Now, what is a public health approach to public safety? Here's what we know: We know that the majority of the people who are incarcerated and the majority of people who commit harm against the community, whether it's crime or in another way, they struggle with insecure housing, poverty, complex trauma, substance abuse challenges. Mental health challenges as well. So we know that we need to invest in anti-poverty programs, education, dealing with the issue of substance abuse and mental health, housing as a human right, and just the overall nurturing and self-determination of historically marginalized communities. 

It's not a mistake that communities that were historically redlined by the US government have the highest crime rates. It is not an accident, right? When you can contrast that to a community that has low crime rates, they don't have low crime rates because they have more police than everybody. They have low crime rates because they have resources, they have wealth. So it's about the public health approach to public safety and investing in the nurturing, a self-determination of people within a particular community, that's how you create communities and a nation of health and well-being—which, by the way, will support the economic development of the nation.

JFK had this essay called “The Soft American”, which basically laid out four key points that he thought could improve the physical health of this country. He seemed to make a lot of sense, but they didn't really go anywhere. I'd love to hear from you two to four quick points: How do you think we could improve physical health in this country?
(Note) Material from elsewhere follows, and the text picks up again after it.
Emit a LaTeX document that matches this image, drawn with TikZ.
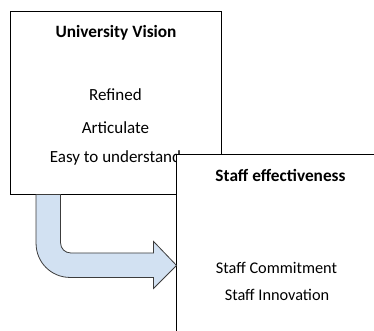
\documentclass[tikz,border=0pt]{standalone}
\usepackage{fontspec}
\setmainfont{Carlito}
\definecolor{bendfill}{RGB}{210,225,242}
\definecolor{bendline}{RGB}{60,60,60}
\begin{document}
\begin{tikzpicture}[x=1pt, y=-1pt,
    box/.style={draw, line width=0.9pt, fill=white, inner sep=0pt},
    txt/.style={anchor=base, inner sep=0pt, font=\fontsize{17}{20}\selectfont},
    small/.style={anchor=base, inner sep=0pt, font=\fontsize{16.3}{19}\selectfont},
    ttl/.style={txt, font=\fontsize{17.3}{20}\selectfont\bfseries},
    bentarrow/.style={draw=bendline, fill=bendfill, line width=0.8pt}
  ]
    \useasboundingbox (0,0) rectangle (374,331);
    \clip (0,0) rectangle (374,331);

    \node[box, minimum width=211pt, minimum height=183pt] (vision) at (115.5,102.5) {};
    \node[ttl] (vtitle)   at (116,37.3)    {University Vision};
    \node[txt] (refined)  at (115.5,101)   {Refined};
    \node[txt] (artic)    at (115.5,133.3) {Articulate};
    \node[txt] (easy)     at (115.5,162.3) {Easy to understand};

    \node[box, minimum width=204pt, minimum height=191pt] (staff) at (278,249.5) {};
    \node[ttl]   (stitle) at (280.5,181.7) {Staff effectiveness};
    \node[small] (commit) at (276.5,273.3) {Staff Commitment};
    \node[small] (innov)  at (277,300.7)   {Staff Innovation};

    % bent block arrow, measured from the lower left corner of the vision box
    \begin{scope}[shift={(vision.south west)}]
      \draw[bentarrow] (26.5,0) -- (51,0) -- (51,48.5)
        .. controls (51,54) and (55.5,58.5) .. (61,58.5)
        -- (144,58.5) -- (144,47) -- (167,71) -- (144,94) -- (144,83)
        -- (60.5,83) .. controls (41.7,83) and (26.5,67.8) .. (26.5,49)
        -- cycle;
    \end{scope}
\end{tikzpicture}
\end{document}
Transform our education system. I don't need two to four. That's one, that's all we need to do. Just make sure our kids are playing and active and moving in our schools. One, make sure they are eating healthy foods in our schools. Two, make sure they have access to healthy affordable foods in their communities. Three, make sure they have access to extracurricular activities and place faces in their communities so they can live a life of healthy eating and constant exercise for joy and engagement. That's it.

It's exciting to hear, especially as a fellow Black male in the trenches. The last question that I'll leave you with is what I ask everyone I interview. Anybody that's reading this interview—why should they take control of their health and wellness?

Because you take control of your life. A lot of times, and I've done this, right, you put your health and wellness and concerns in the back of your mind, and you tell yourself if you continue to ignore it, it goes away. But what it does is it creates anxiety, it creates a panic, and it creates a lack of knowledge about what exactly is going on with your body. So go to the doctor, get your check up, know what your numbers are, and then live a lifestyle in alignment with improving your numbers. 

To everyone out there, especially Black men, get a prostate exam. Get a colonoscopy. Go to the doctor. We understand this country's history with healthcare professionals. I'm crystal clear on the Tuskegee Experiment, on what happened with Henrietta Lacks, medical apartheid, and how Black enslaved people were experimented on. Very well aware of that history, and that history is real. Very well aware of current numbers around maternal health and Black maternal health—it’s real.

However, going to the doctor is a proactive measure, and asking the doctor questions and following up, helps you to take control of your health and well-being. If one doctor is not a good fit, you can go to another doctor. There are doctors of color if you're more comfortable there. It's just about your own self and self-determination. That's why you have to take control of your health.

This interview has been edited and condensed.